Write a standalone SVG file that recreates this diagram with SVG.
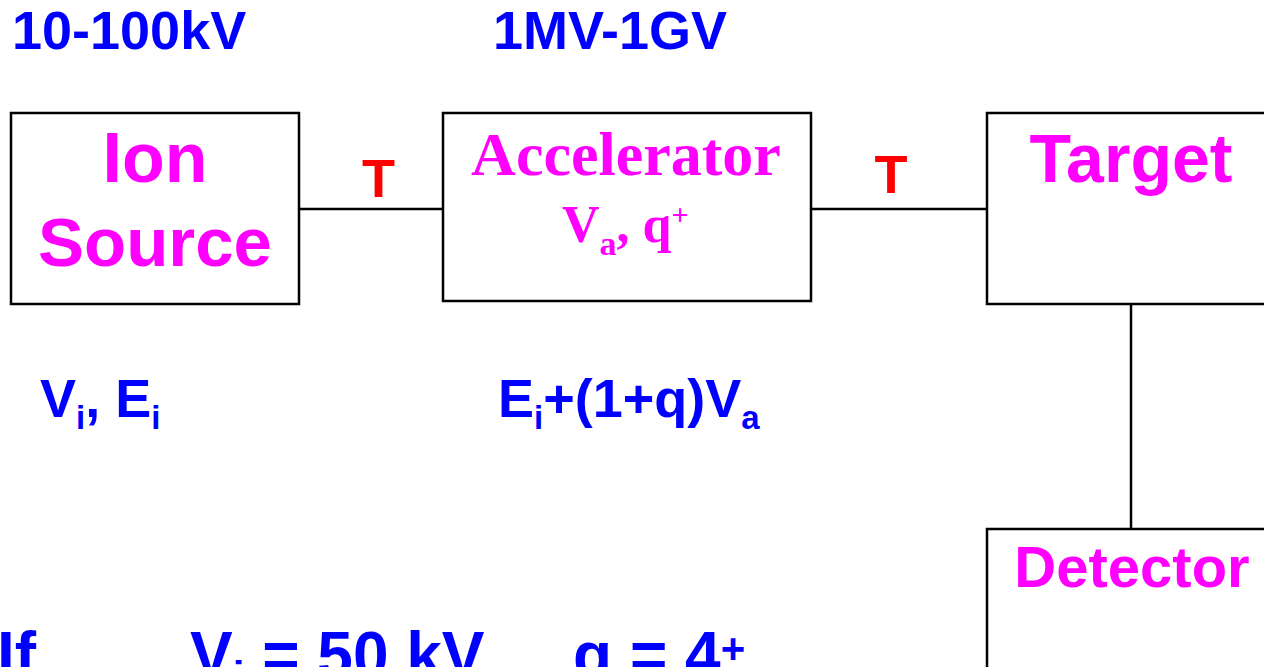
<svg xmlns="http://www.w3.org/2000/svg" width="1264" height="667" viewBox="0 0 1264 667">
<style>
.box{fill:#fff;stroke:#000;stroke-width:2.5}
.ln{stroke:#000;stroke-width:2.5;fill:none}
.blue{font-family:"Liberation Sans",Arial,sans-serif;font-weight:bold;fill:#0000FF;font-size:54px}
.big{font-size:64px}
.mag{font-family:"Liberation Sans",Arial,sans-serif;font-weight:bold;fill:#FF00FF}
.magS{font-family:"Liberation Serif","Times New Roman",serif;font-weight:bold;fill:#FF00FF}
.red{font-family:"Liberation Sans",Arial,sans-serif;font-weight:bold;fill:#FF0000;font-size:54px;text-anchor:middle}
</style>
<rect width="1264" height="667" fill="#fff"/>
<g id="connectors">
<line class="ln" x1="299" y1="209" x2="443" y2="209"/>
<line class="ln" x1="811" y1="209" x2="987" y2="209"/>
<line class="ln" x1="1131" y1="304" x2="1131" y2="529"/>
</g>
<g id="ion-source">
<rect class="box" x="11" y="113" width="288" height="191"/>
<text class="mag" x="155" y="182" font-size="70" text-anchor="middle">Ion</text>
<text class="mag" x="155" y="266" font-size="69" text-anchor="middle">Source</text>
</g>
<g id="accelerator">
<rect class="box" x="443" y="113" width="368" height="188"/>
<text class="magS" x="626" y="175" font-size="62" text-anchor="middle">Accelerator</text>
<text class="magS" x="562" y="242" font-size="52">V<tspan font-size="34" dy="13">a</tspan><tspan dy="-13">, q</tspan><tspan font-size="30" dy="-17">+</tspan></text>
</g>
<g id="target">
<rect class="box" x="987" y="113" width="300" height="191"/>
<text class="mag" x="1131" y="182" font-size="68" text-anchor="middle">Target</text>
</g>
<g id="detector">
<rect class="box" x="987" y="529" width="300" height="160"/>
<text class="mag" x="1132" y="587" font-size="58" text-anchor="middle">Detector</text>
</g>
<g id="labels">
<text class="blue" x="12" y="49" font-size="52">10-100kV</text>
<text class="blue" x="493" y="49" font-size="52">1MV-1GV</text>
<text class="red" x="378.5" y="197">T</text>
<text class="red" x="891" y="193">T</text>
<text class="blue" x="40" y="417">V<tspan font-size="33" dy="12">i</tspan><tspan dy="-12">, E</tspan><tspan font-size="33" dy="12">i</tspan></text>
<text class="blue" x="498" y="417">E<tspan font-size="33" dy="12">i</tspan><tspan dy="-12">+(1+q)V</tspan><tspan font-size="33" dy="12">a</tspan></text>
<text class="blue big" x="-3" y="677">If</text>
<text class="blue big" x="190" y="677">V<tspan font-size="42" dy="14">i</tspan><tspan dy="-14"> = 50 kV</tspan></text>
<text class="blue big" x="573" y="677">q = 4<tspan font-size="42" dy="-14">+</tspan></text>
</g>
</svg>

══════

- **GOAL**
Print out the whole of the material word for word, without pictures.

- **ANSWER BELOW**
Write a standalone SVG file that recreates this diagram with SVG.
<svg xmlns="http://www.w3.org/2000/svg" width="1264" height="667" viewBox="0 0 1264 667">
<style>
.box{fill:#fff;stroke:#000;stroke-width:2.5}
.ln{stroke:#000;stroke-width:2.5;fill:none}
.blue{font-family:"Liberation Sans",Arial,sans-serif;font-weight:bold;fill:#0000FF;font-size:54px}
.big{font-size:64px}
.mag{font-family:"Liberation Sans",Arial,sans-serif;font-weight:bold;fill:#FF00FF}
.magS{font-family:"Liberation Serif","Times New Roman",serif;font-weight:bold;fill:#FF00FF}
.red{font-family:"Liberation Sans",Arial,sans-serif;font-weight:bold;fill:#FF0000;font-size:54px;text-anchor:middle}
</style>
<rect width="1264" height="667" fill="#fff"/>
<g id="connectors">
<line class="ln" x1="299" y1="209" x2="443" y2="209"/>
<line class="ln" x1="811" y1="209" x2="987" y2="209"/>
<line class="ln" x1="1131" y1="304" x2="1131" y2="529"/>
</g>
<g id="ion-source">
<rect class="box" x="11" y="113" width="288" height="191"/>
<text class="mag" x="155" y="182" font-size="70" text-anchor="middle">Ion</text>
<text class="mag" x="155" y="266" font-size="69" text-anchor="middle">Source</text>
</g>
<g id="accelerator">
<rect class="box" x="443" y="113" width="368" height="188"/>
<text class="magS" x="626" y="175" font-size="62" text-anchor="middle">Accelerator</text>
<text class="magS" x="562" y="242" font-size="52">V<tspan font-size="34" dy="13">a</tspan><tspan dy="-13">, q</tspan><tspan font-size="30" dy="-17">+</tspan></text>
</g>
<g id="target">
<rect class="box" x="987" y="113" width="300" height="191"/>
<text class="mag" x="1131" y="182" font-size="68" text-anchor="middle">Target</text>
</g>
<g id="detector">
<rect class="box" x="987" y="529" width="300" height="160"/>
<text class="mag" x="1132" y="587" font-size="58" text-anchor="middle">Detector</text>
</g>
<g id="labels">
<text class="blue" x="12" y="49" font-size="52">10-100kV</text>
<text class="blue" x="493" y="49" font-size="52">1MV-1GV</text>
<text class="red" x="378.5" y="197">T</text>
<text class="red" x="891" y="193">T</text>
<text class="blue" x="40" y="417">V<tspan font-size="33" dy="12">i</tspan><tspan dy="-12">, E</tspan><tspan font-size="33" dy="12">i</tspan></text>
<text class="blue" x="498" y="417">E<tspan font-size="33" dy="12">i</tspan><tspan dy="-12">+(1+q)V</tspan><tspan font-size="33" dy="12">a</tspan></text>
<text class="blue big" x="-3" y="677">If</text>
<text class="blue big" x="190" y="677">V<tspan font-size="42" dy="14">i</tspan><tspan dy="-14"> = 50 kV</tspan></text>
<text class="blue big" x="573" y="677">q = 4<tspan font-size="42" dy="-14">+</tspan></text>
</g>
</svg>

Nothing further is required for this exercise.